Hi everyone,
We have quite a few customers which have multiple sites connected by OpenVPN, the VPN side of things is working just fine, however, in some cases we have a domain controller located at the VPN Server site and need .local domain queries to be forwarded to the DC.
At the remote client site, I add a DOMAIN OVERRIDE to the DNS resolver in satellite PFsense (CE or PF+, it varies from site to site).
eg.

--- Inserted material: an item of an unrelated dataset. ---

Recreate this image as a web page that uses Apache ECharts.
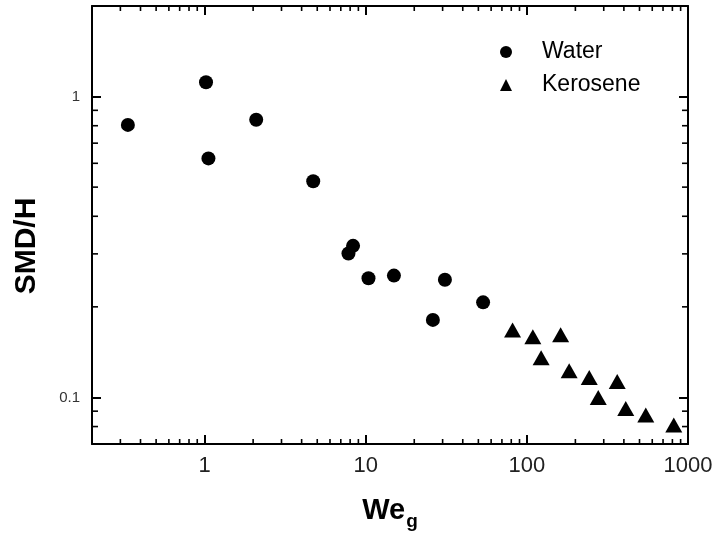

The site ABC uses a Wireguard VPN connecting 2 satellite sites (both running Netgate 2100 v23.09.1) to head office (Netgate 8200 v23.09.1) where there is a Domain Controller running on 192.168.10.3
The following domain override is set on both satellite Netgate 2100's
DOMAIN: abc.local
LOOKUP SERVER IP ADDR: 192.168.10.3
This usually works fine.... NSLOOKUP queries of the abc.local domain to the pfsense will resolve OK, but at seemingly random times, this domain forward stops working and replies with NX Domain or other generic fails.
Sorry I'm not able to reproduce this exact error at the time of writing this post.
During this time, recursive lookups still work OK on the local resolvers:
cisco.com
Server: abc-pm.abc.local
Address: 10.88.116.1
Non-authoritative answer:
Name: cisco.com
Addresses: 2001:420:1101:1::185
72.163.4.185
In almost all cases, restarting the DNS resolver service on the client PFsense will get it all back up and running again:
[23.09.1-RELEASE][root@abc-ch.abc.local]/root: nslookup
abc-dcserver
Server: 127.0.0.1
Address: 127.0.0.1#53
Name: abc-dcserver.abc.local
Address: 192.168.10.3
My initial work around was simply to put the DC's IP address as primary DNS entry in DHCP scope and local pfsense as secondary. This actually worked but with a horrible side-effect of Windows PCs would often report "No internet" on the NCSI (Network Connectivity Status Indicator) which doesn't usually impact functionality, until you try to re-activate office software (for example) and it won't even try if that says no internet.
This problem with the NCSI goes away instantly when the primary DNS is on the same subnet as the client.
If anyone knows how to fix THAT problem it would be wonderful also, but out of scope for this forum
There does not appear to be any errors in the DNS resolver logs..
I have seen other people have similar problems to this but I have not managed to find a working solution.
Since it seems to be happening randomly, I am thinking of setting a cron job to restart the unbound service periodically but am not very keen on this idea. Its only hiding a problem rather than fixing it.
We are also using the Service Watchdog service to restart unbound if it crashes... FWIW.
This issue has persisted on various devices over many months... we have some devices still using ISC-DHCP and some now using Kea but I doubt this is relevant.
Has anyone encountered and resolved this issue?
Thanks in advance for your time.